About this work
*Right and Left* is an 1909 oil on canvas in which a pair of common goldeneye ducks are caught at the precise instant a hunter's shotgun blast finds them mid-flight. The composition is visceral and immediate: the sea below is choppy and dark gray, with waves of lighter blue creating a turbulent atmosphere, while a thin sliver of reddish-orange sunrise barely edges above the horizon and a single feather drifts free in the sky. What makes the scene so disorienting — and so unforgettable — is Homer's choice of vantage point. The viewer appears to hover in mid-air, at one with the threatened creatures and directly in the path of the oncoming shotgun blast.
The hunter himself remains unseen; there is smoke, but it is barely visible — only the ducks command the frame.
The picture captures the moment but leaves important questions unresolved: the downward plunge of the bird on the right might signal a hit, or a dive to escape, while the duck on the left seems frozen in a stasis that reveals nothing about its fate.
Homer referred to the work in a letter to his brother Charles dated December 8, 1908, calling it "a most surprising picture."
Completed less than two years before his death, it was his last great painting and represents a return to the sporting and hunting subjects of his earlier years — his final engagement with the theme.
With its ambiguous message, unconventional point of view, and diverse sources of inspiration ranging from Japanese art to popular hunting imagery, the painting summarizes the creative complexity of Homer's late style.

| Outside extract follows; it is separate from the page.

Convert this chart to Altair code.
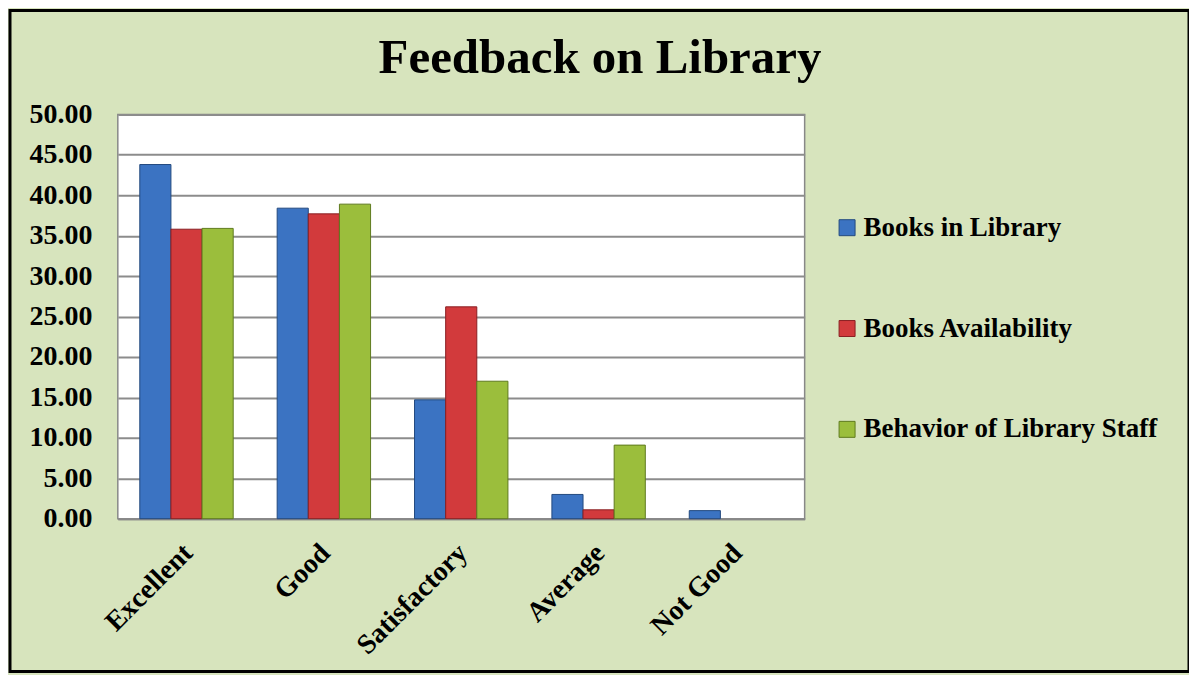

Although it belongs to a popular tradition of sporting subjects, given both the violence of its content and the year of its making, *Right and Left* has invited metaphysical interpretation — for art historian John Wilmerding, it embodies "a sense of the momentary and the universal, mortality illuminated by showing these creatures at the juncture of life and death."
*Right and Left* is widely regarded as one of the most powerful and innovative paintings in the history of American art, and it carries that weight into any space it occupies. It belongs in a room that can hold silence — a study, a dark-walled dining room, a hallway where light comes from a single source. It speaks to the viewer who wants art that doesn't resolve easily: the hunter who has stood at the edge of the Atlantic, the naturalist, the collector drawn to beauty coexisting with violence. Hung at eye level, the ducks remain at eye level with you — suspended, perpetually mid-plunge, the horizon a cold sliver of dawn behind them.